The NASA Volatiles Investigating Polar Exploration Rover (VIPER) will be delivered to the Moon on a SpaceX Falcon Heavy rocket using the Astrobotic Griffin lander as part of NASA’s Commercial Lunar Payload Services (CLPS) program.
It was expected that the mission would take place in November 2023. Now NASA has requested to delay the mission a year until November 2024.
NASA said its “decision to pursue a 2024 delivery date results from the agency’s request to Astrobotic for additional ground testing of the company’s Griffin lunar lander.” NASA has also added US$67.8 million to the contract bringing the mission total to US$320.4 million.
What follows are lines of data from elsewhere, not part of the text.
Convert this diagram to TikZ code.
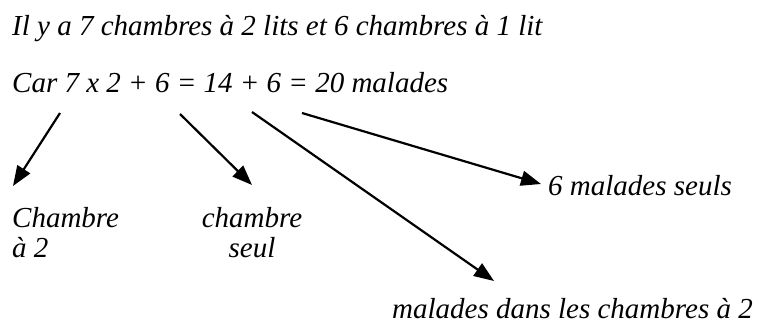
\documentclass[tikz,border=0pt]{standalone}
\usepackage{fontspec}
\setmainfont{Liberation Serif}
\usetikzlibrary{arrows.meta}

\begin{document}
\begin{tikzpicture}[x=1pt, y=-1pt,
  font=\itshape\fontsize{29}{30}\selectfont,
  txt/.style={inner sep=0pt, anchor=base west},
  fleche/.style={line width=2.2pt, -{Triangle[length=20pt, width=15pt]}}]
\useasboundingbox (0,0) rectangle (758,325);

\node[txt] (phrase) at (12,35) {Il y a 7 chambres à 2 lits et 6 chambres à 1 lit};
\node[txt] (calcul) at (12,92) {Car 7 x 2 + 6 = 14 + 6 = 20 malades};

\node[txt, align=left] (deux) at (12,257) {Chambre\\à 2};
\node[txt, anchor=base, align=center] (seul) at (252,257) {chambre\\seul};
\node[txt] (seuls) at (548,195) {6 malades seuls};
\node[txt, anchor=base east] (dans) at (753,318) {malades dans les chambres à 2};

% departs sous le calcul
\coordinate (d1) at (60,113);
\coordinate (d2) at (180,114);
\coordinate (d3) at (252,112);
\coordinate (d4) at (302,113);
% pointes
\coordinate (f1) at (13,186);
\coordinate (f2) at (252,185);
\coordinate (f3) at (494,281);
\coordinate (f4) at (541,184);

\draw[fleche] (d1) -- (f1);
\draw[fleche] (d2) -- (f2);
\draw[fleche] (d3) -- (f3);
\draw[fleche] (d4) -- (f4);
\end{tikzpicture}
\end{document}
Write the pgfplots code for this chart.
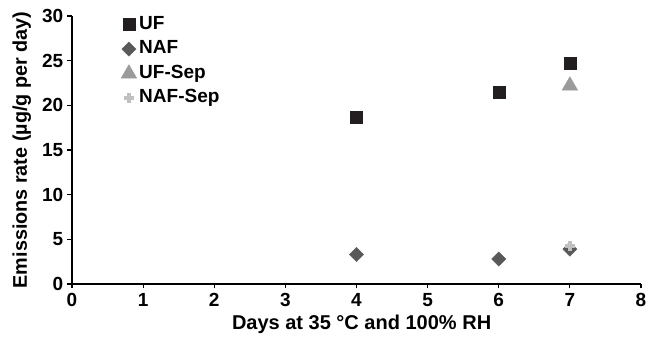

NASA wants to conduct “additional tests aim to reduce the overall risk to VIPER’s delivery to the Moon.”
When VIPER reaches the lunar surface it will search for ice and other potential resources. NASA said “the measurements returned by VIPER will provide insight into the origin and distribution of water on the Moon and help determine how the Moon’s resources could be harvested for future human space exploration.”
“Through CLPS, NASA has tasked U.S. companies to perform a very challenging technological feat – to successfully land and operate on the Moon,” said Joel Kearns, deputy associate administrator for exploration in NASA’s Science Mission Directorate in Washington. “VIPER is NASA’s largest and most sophisticated science payload to be delivered to the Moon through CLPS, and we’ve implemented enhanced lander testing for this particular CLPS surface delivery.”